Grammie’s Pilau Rice

Grammie’s Pilau Rice

My part-Hawaiian grandmother makes wonderful rice pilaf. It’s a recipe she learned from her Portuguese mother and she made it often when we came to dinner, usually with a ham. Buttery and full of mushrooms, light brown with beef stock and slightly sticky, to my sister Heidi and me the rice was something special we looked forward to whenever we made the rare trip from Maui to Oahu.

But six or more months can feel like a lifetime to a kid, and with so many new words in so many languages rattling around in a head, it’s easy to get confused.
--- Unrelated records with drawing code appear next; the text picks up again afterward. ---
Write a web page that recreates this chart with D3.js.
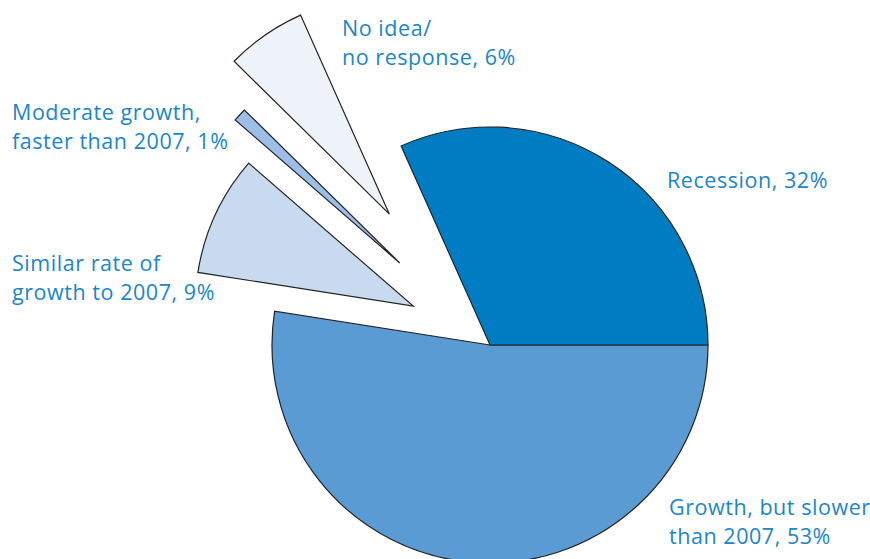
<!DOCTYPE html>
<html>
<head>
<meta charset="utf-8">
<script src="https://cdn.jsdelivr.net/npm/d3@7/dist/d3.min.js"></script>
<style>
  html, body { margin: 0; padding: 0; background: #ffffff; }
  svg { display: block; }
  text { font-family: "Open Sans", "Noto Sans", sans-serif; fill: #1b86c8; }
</style>
</head>
<body>
<svg id="chart" width="870" height="559"></svg>
<script>
// Survey answers: expectations for economic growth
const categories = [
  "Growth, but slower than 2007",
  "Similar rate of growth to 2007",
  "Moderate growth, faster than 2007",
  "No idea/no response",
  "Recession"
];
const shares = [53, 9, 1, 6, 32];
const labelLines = [
  ["Growth, but slower", "than 2007, 53%"],
  ["Similar rate of", "growth to 2007, 9%"],
  ["Moderate growth,", "faster than 2007, 1%"],
  ["No idea/", "no response, 6%"],
  ["Recession, 32%"]
];
const colors = ["#5b9bd4", "#c8daef", "#9dbfe7", "#eef3fa", "#007cc3"];
// how far each wedge is pulled out of the pie, and a small turn of that pull (degrees)
const explode = [0, 86, 122, 165, 0];
const explodeTurn = [0, 1.9, -0.5, -2.8, 0];

const svg = d3.select("#chart");
const cx = 490, cy = 345, radius = 218;

const pie = d3.pie()
  .sort(null)
  .value(d => d)
  .startAngle(Math.PI / 2)
  .endAngle(Math.PI / 2 + 2 * Math.PI);

const arc = d3.arc().innerRadius(0).outerRadius(radius);

const slices = pie(shares);

const g = svg.append("g").attr("transform", `translate(${cx},${cy})`);

g.selectAll("path")
  .data(slices)
  .join("path")
  .attr("d", arc)
  .attr("transform", (d, i) => {
    const mid = (d.startAngle + d.endAngle) / 2 + explodeTurn[i] * Math.PI / 180;
    const dx = Math.sin(mid) * explode[i];
    const dy = -Math.cos(mid) * explode[i];
    return `translate(${dx},${dy})`;
  })
  .attr("fill", (d, i) => colors[i])
  .attr("stroke", "#222")
  .attr("stroke-width", 1.2)
  .attr("stroke-linejoin", "miter");

// label anchor positions (left edge, first baseline)
const labelPos = [
  [669, 515],
  [12, 271],
  [12, 120],
  [342, 36],
  [667, 188]
];
const lineHeight = 28.5;

svg.selectAll("text.label")
  .data(labelLines)
  .join("text")
  .attr("class", "label")
  .attr("x", (d, i) => labelPos[i][0])
  .attr("y", (d, i) => labelPos[i][1])
  .attr("font-size", 21.5)
  .attr("letter-spacing", 0.55)
  .selectAll("tspan")
  .data((d, i) => d.map(t => ({ t, i })))
  .join("tspan")
  .attr("x", d => labelPos[d.i][0])
  .attr("dy", (d, j) => j === 0 ? 0 : lineHeight)
  .text(d => d.t);
</script>
</body>
</html>
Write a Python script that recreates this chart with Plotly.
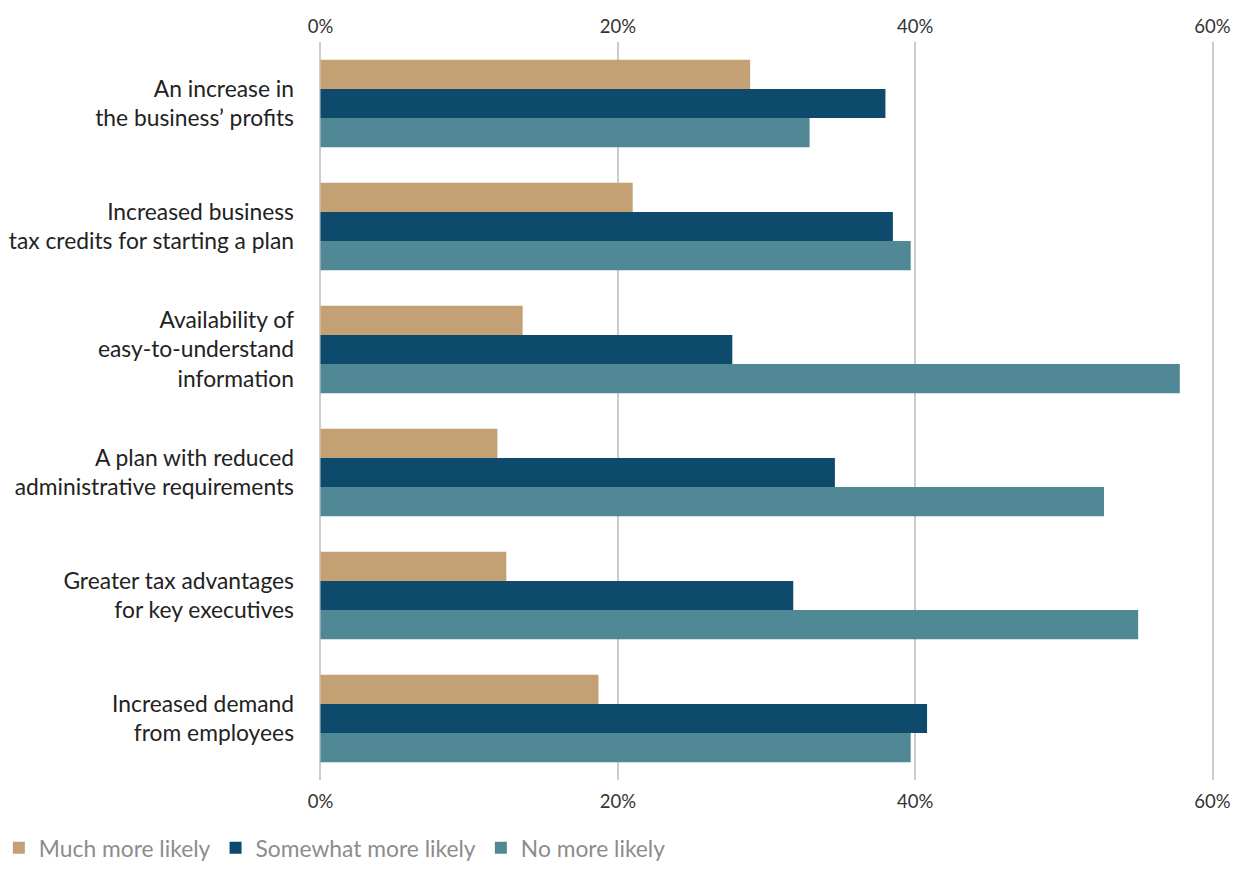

Once when I was about six and Heidi three, our grandparents met our family at the airport. Heidi and I were jumping around like two puppies newly freed from a kennel: sitting on the baggage carousel, running around and around Grandpa’s legs, climbing up the short rock wall and walking along it—I’m sure we were driving the adults nuts. That’s when Grammie said the magic word: dinner.

“Grammie! Grammie! You going make rice?” I danced.

“Yeah, Grammie! Rice!” Heidi sang.

“Rice? What’re you talking about, rice?” Grammie said.

“You know, the kind you make,” I said.

“What are you kids talking about?”

Heidi and I looked at each other. It starts with a p… “You know, that pilau rice!”

“Pilau rice!” Heidi crowed. “Pilau rice!”

My non-Pidgin speaking mother looked confused. The blood drained from my father’s face. My grandfather looked nonplussed. And Grammie went nuclear.

“PILAU rice! Pilau RICE! I do NOT cook PILAU RICE!”

Heidi and I were puzzled. We knew we were in trouble, but didn’t know why. “But we love your pilau rice, Grammie!”

“Yeah,” said Heidi, “We love it! We love pilau rice.”

The penny dropped. “Pilaf,” Grandpa said. “It’s rice pilaf.”

“Yeah, that’s what we said! Pilau rice!”

“No,” he corrected. “Not pilau, pilaf! Rice pilaf! Say it.”

“Pilau, I mean pilaf, rice pilaf,” we repeated.

But to this day, in my head, I still think of it as pilau rice!

Pilau: (nvs) Hawaiian for rot, stench, rottenness; to stink; putrid, spoiled, rotten, foul, decomposed. We couldn’t have come up with a worse insult if we tried.